The latest episode also portrayed the 2011 Italian debt crisis as the fault of corruption and trickery by banks, rather than bad governance, overspending and other economic problems.
In the episode, Massimo Ruggero returns to the Italian fishing village where he grew up in poverty. His estranged and dying father asked him to come home because the banks are trying to take his boats. Trying to fulfill his father’s dying wish, Massimo goes to see the mayor, Vincenzo, a boyhood friend of his.
Massimo: “My father says the banks are foreclosing on him”
Vincenzo: Massimo, your father is not the only one having troubles. The whole town is on its knees. I had to cut subsidies, the kindergarten, the school. All because of these deals. The previous administration signed them.
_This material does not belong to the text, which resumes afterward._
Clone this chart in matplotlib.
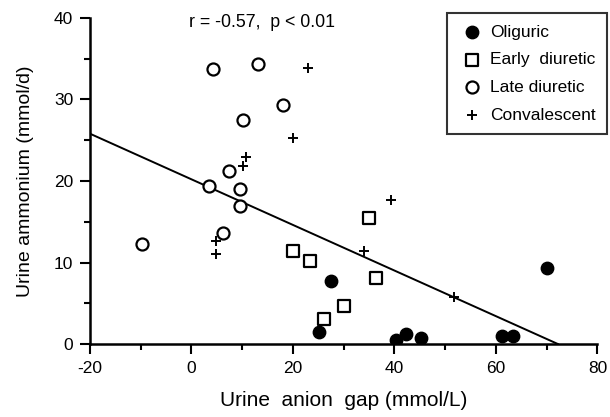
import matplotlib
matplotlib.use("Agg")
import matplotlib.pyplot as plt
import numpy as np
from matplotlib.ticker import MultipleLocator

plt.rcParams["font.family"] = ["Liberation Sans", "DejaVu Sans"]
plt.rcParams["axes.unicode_minus"] = False

oliguric_x = [27.4, 25.2, 40.2, 42.2, 45.2, 61.1, 63.3, 70.0]
oliguric_y = [7.7, 1.5, 0.5, 1.2, 0.7, 1.0, 1.0, 9.3]

early_x = [34.9, 20.1, 23.3, 36.3, 30.0, 26.2]
early_y = [15.4, 11.4, 10.2, 8.1, 4.7, 3.1]

late_x = [4.3, 13.2, 18.1, 10.1, 7.3, 3.4, 9.5, 9.5, 6.3, -9.7]
late_y = [33.7, 34.3, 29.3, 27.5, 21.2, 19.4, 19.0, 16.9, 13.6, 12.3]

conv_x = [22.9, 20.1, 10.8, 10.1, 4.9, 4.9, 39.4, 33.9, 51.7]
conv_y = [33.9, 25.3, 22.9, 21.8, 12.6, 11.1, 17.7, 11.4, 5.8]

# regression line end points
line_x = [-20, 72.2]
line_y = [25.8, 0.0]

fig = plt.figure(figsize=(6.1, 4.17), dpi=100)
ax = fig.add_axes([0.1475, 0.175, 0.832, 0.782])

ax.plot(line_x, line_y, color="black", linewidth=1.4, zorder=1)
ax.scatter(oliguric_x, oliguric_y, s=80, marker="o", facecolor="black",
           edgecolor="black", label="Oliguric", zorder=3)
ax.scatter(early_x, early_y, s=80, marker="s", facecolor="white",
           edgecolor="black", linewidth=1.6, label="Early  diuretic", zorder=3)
ax.scatter(late_x, late_y, s=75, marker="o", facecolor="white",
           edgecolor="black", linewidth=1.6, label="Late diuretic", zorder=3)
ax.scatter(conv_x, conv_y, s=45, marker="+", color="black",
           linewidth=1.4, label="Convalescent", zorder=3)

ax.set_xlim(-20, 80)
ax.set_ylim(0, 40)
ax.xaxis.set_major_locator(MultipleLocator(20))
ax.xaxis.set_minor_locator(MultipleLocator(10))
ax.yaxis.set_major_locator(MultipleLocator(10))
ax.yaxis.set_minor_locator(MultipleLocator(5))
ax.tick_params(which="both", direction="out", width=1.5, labelsize=12.5)
ax.tick_params(which="major", length=7, pad=5)
ax.tick_params(which="minor", length=4)

for side in ["top", "right"]:
    ax.spines[side].set_visible(False)
for side in ["left", "bottom"]:
    ax.spines[side].set_linewidth(1.8)

ax.set_xlabel("Urine  anion  gap (mmol/L)", fontsize=15, labelpad=11)
ax.set_ylabel("Urine ammonium (mmol/d)", fontsize=14, labelpad=14)

ax.text(-0.5, 39.4, "r = -0.57,  p < 0.01", fontsize=12.8, va="center", ha="left")

leg = ax.legend(loc="upper right", bbox_to_anchor=(1.025, 1.025), fontsize=12.5,
                frameon=True, fancybox=False, edgecolor="black",
                handletextpad=0.3, borderpad=0.65, labelspacing=0.72,
                handlelength=1.5, borderaxespad=0.2)
leg.get_frame().set_linewidth(1.5)

fig.savefig("out.png", dpi=100, facecolor="white")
Bankers came here and started talking about “derivatives” and stuff like that. All I know is we have to pay 50K euros a year that we don’t have.
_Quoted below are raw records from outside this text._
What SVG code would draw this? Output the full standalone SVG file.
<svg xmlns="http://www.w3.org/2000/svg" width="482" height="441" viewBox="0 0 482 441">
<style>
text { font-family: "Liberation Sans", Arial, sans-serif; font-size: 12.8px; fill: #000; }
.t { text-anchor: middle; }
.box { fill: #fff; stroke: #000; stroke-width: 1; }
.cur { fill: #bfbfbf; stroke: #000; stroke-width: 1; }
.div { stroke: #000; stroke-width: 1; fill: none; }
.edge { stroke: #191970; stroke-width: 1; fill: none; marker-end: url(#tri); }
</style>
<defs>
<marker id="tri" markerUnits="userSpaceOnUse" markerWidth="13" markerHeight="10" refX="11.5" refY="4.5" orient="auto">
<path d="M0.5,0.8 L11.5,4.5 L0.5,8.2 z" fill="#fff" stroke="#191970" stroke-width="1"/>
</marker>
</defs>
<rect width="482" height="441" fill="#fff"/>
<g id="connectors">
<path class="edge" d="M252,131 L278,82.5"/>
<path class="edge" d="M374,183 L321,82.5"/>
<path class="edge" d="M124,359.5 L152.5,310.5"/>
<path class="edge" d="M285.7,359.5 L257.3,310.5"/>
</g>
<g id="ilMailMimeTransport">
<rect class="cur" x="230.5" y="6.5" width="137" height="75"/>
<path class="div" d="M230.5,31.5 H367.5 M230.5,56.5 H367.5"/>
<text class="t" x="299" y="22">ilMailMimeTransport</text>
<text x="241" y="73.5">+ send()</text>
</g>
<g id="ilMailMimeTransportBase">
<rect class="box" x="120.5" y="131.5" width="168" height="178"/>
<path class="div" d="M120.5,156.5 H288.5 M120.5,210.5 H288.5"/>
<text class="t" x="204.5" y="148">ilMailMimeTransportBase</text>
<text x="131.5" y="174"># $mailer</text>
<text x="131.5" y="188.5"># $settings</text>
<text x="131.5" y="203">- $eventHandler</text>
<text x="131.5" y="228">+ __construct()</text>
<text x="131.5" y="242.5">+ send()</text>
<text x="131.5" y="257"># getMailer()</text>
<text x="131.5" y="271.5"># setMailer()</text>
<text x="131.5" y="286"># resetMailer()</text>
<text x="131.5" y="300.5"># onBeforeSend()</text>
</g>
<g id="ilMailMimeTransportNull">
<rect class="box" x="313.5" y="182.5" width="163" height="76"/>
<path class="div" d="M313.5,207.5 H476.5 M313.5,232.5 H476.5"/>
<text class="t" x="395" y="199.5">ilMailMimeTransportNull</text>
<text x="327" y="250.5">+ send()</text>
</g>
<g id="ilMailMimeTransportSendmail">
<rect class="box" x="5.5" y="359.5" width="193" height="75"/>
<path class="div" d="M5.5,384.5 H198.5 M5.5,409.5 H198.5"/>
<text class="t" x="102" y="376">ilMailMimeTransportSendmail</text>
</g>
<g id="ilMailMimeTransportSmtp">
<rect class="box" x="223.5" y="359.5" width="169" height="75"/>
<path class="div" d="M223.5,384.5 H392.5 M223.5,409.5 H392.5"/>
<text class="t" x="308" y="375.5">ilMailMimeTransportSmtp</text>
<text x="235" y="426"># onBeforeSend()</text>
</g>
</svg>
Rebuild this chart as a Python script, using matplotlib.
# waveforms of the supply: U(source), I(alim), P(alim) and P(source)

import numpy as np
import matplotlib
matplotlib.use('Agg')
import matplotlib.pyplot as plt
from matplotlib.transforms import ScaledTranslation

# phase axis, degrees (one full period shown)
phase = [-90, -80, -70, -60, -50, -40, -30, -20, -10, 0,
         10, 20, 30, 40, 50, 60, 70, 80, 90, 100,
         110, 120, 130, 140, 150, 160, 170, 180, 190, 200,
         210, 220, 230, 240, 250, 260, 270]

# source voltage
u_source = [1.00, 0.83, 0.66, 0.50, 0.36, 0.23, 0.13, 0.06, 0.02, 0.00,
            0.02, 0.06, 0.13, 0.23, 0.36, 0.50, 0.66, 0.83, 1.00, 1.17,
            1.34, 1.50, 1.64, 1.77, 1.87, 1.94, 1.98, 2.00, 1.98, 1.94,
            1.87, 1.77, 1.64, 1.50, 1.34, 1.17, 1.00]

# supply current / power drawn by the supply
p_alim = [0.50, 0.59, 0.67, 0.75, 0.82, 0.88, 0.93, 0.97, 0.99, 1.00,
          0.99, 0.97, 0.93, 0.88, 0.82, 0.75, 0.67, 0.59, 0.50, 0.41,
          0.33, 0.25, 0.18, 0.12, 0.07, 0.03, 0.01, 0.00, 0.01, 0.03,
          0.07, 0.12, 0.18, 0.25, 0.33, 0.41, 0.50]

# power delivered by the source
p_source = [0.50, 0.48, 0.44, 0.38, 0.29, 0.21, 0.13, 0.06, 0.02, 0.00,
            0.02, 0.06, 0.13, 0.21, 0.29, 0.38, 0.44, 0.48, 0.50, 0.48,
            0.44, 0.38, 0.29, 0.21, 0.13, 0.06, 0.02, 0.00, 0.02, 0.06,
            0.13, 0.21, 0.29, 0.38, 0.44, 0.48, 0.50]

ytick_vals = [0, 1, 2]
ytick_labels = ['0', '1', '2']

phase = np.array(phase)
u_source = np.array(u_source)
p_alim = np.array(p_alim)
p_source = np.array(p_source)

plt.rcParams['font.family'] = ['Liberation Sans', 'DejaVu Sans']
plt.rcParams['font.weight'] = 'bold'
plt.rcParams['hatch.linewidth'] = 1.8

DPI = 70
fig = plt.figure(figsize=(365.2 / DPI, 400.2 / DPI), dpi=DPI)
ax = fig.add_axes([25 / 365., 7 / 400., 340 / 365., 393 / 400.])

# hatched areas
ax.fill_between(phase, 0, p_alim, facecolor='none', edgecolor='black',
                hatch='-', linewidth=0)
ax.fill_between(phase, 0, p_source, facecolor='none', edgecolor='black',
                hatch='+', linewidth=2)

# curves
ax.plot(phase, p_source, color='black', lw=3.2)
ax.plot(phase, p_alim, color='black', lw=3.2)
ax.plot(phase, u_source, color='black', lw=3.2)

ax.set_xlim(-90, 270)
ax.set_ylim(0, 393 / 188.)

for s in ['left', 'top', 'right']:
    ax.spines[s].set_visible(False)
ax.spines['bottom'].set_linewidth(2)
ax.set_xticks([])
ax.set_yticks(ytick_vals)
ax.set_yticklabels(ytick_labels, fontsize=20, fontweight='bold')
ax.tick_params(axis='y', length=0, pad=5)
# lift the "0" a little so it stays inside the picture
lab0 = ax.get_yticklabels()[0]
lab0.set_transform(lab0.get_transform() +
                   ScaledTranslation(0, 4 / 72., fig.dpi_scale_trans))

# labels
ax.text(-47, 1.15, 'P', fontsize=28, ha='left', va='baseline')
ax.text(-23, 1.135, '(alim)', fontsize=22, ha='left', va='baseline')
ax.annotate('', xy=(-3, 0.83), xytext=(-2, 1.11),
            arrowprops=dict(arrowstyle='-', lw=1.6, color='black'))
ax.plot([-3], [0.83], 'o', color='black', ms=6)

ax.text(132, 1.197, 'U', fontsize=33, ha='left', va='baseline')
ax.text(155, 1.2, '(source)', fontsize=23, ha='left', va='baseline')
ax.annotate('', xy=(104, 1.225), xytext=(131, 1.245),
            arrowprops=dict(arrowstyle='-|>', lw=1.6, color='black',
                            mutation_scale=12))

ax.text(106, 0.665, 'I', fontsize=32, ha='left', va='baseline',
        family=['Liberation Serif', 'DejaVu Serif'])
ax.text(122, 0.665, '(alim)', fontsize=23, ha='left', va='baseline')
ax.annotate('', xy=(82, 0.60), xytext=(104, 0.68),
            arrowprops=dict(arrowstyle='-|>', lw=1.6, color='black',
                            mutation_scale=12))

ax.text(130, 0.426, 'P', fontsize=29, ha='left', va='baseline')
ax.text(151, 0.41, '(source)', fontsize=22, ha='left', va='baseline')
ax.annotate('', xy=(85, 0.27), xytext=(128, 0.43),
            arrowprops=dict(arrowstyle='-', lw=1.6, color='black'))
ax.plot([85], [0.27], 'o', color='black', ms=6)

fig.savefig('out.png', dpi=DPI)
Massimo [looking at the documents]: What? It’s not 50K.
Vincenzo: What do you mean?
Massimo: It’s more like half a million. If interest goes up, and it could, it will be even harder to service the debt.
A little while later, Sofia (the Subterranea journalist trying to take down NYL bank and Massimo’s boss) reinforces the point. She tells Massimo, “This town is exactly just like the place where I grew up in Argentina. And the story's the same story. Banks came in, took all the money, and people suffered and died, people like my brother.”
Only the “Devil” of the show cited factors of the real-life 2011 Italian debt crisis, including Italy’s failure to implement substantive cuts to spending or waste. That Devil was of course NYL CEO Dominic Morgan, who may be the murderer of Ed Stuart. (Massimo accused Dominic of the murder in episode seven. Dominic didn’t confess, but did threaten his protegee telling him to obey or “I’ll annihilate you.”)
Yet, government spending had a huge role in the real crisis. In 2011, The Atlantic’s Jordan Weissmann wrote that the four major reasons Italy’s economy was a “disaster” began with its massive debt. He explained that Italy’s debt to GDP ratios were over 100% for 20 years “thanks largely to a government spending binge way back in the 1980s,” which became a big problem when economic growth slowed. Other factors were lack of productivity caused by regulations like employment laws, the government and mafia and cultural divides.
The Cato Institute also noted in 2012, when people began blaming austerity for Italy’s lack of economic growth, the country wasn’t really cutting spending just raising taxes. The EU also failed to enforce its 3% deficit limits on eurozone countries and Italy was non-compliant for more years than it was compliant.